Adonis Greek Mythology

adonis Adonis was the most beautiful of young men, he was the son of king Cinyras of Cyprus and his daughter Myrrha. The gods turned Myrrha into a tree, and out of its trunk Adonis was born. Because of the fact that he was the result of incest, he was hidden in the underworld and looked after by Persephone.

When Aphrodite saw him she fell desperately in love, and when he was killed while hunting by a wild boar, she pleaded with Zeus to bring him back to life. Zeus agreed to get the young man back, but he had to stay in the underworld during winter and be with Aphrodite in summer, thus making the vegetation die in winter and blossom in summer.

The cult of Adonis was the first important cult in ancient Greece. It has been suggested that Adonis was a semitic god, since his name seems to be a grecian for of adon – the lord. The myth also resembles the Babylonian story of the god Tammuz death: here, it is Ishtar who laments him and brings him back to the world.

Especially the ancient Greek women would worhip Adonis, and womens’ laments were sometimes called Adoniscries. The so-called Adonisgardens were pots with flower seeds in them surrounding a statue of the god. In summer the flowers would grow and in winter wither, symbolizing the myth above.This makes Adonis a god of vegetation as well.

In spring there would be Adonis festivals where wild celebrations of joy would take place, and in autumn there would be mourning processions.
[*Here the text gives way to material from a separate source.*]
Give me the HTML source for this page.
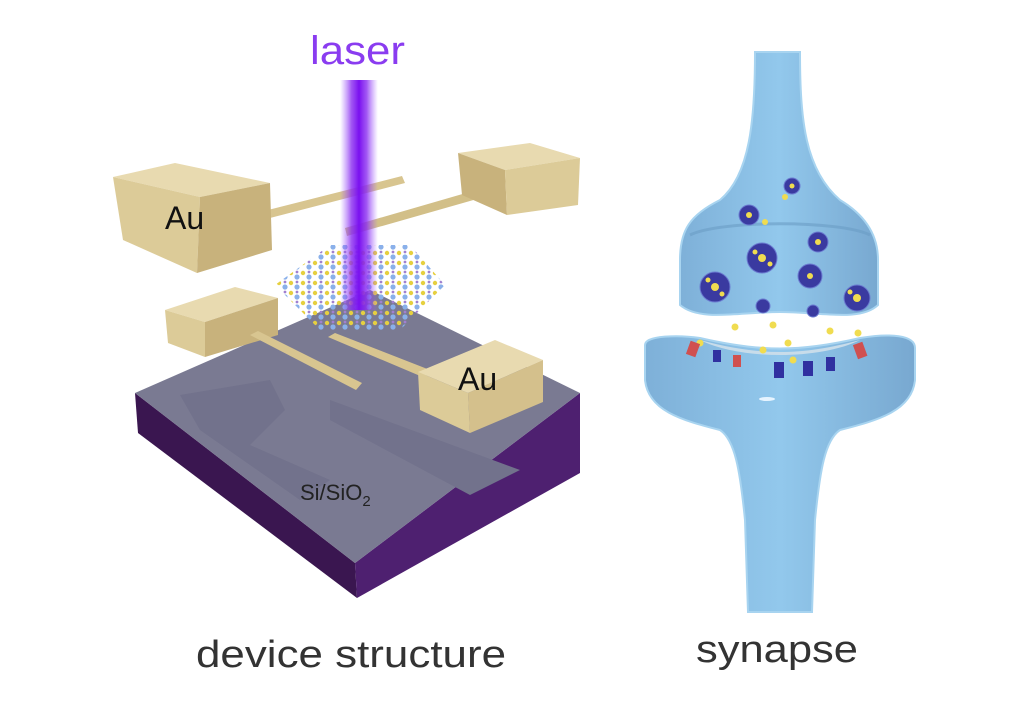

The myth of Adonis was localised and his rites celebrated with much solemnity at two places in Western Asia. One of these was Byblus on the coast of Syria, the other was Paphos in Cyprus

. Both were great seats of the worship of Aphrodite, or rather of her Semitic counterpart, Astarte; and of both, if we accept the legends, Cinyras, (or Theias) the father of Adonis, was king.

Of the two cities Byblus was the more ancient; indeed it is claimed to be the oldest city in Phoenicia, and to have been founded in the early ages of the world by the great god El, whom Greeks and Romans identified with Cronus and Saturn respectively.

One day, whilst out hunting, Adonis was gored by a wild boar and died of his wounds in the arms of a weeping Aphrodite.
The story of Adonis provides the basis of many legends about flowers. The mythical origin of myrrh is said to come from the tears of Myrrh, the red rose is said to have originally been white but turned red from the blood of Aphrodite who pricked her foot on a thorn as she ran to help her wounded lover.

The anemone flower is said to have come about due to the mingling of her tears and his blood as they touched the earth. In honour of Adonis, Aphrodite established a funeral feast, the Adonia festival commemorating his tragic death. This was celebrated each spring by women in Syria and every midsummer by women in Greece.

During this festival, in both countries, women would plant “gardens of Adonis”, small pots containing fast-growing plants, which they would set on top of their houses in the hot sun. The plants would sprout, but soon wither and die. Then the women would mourn the death of Adonis, tearing their clothes and beating their breasts in a public display of grief.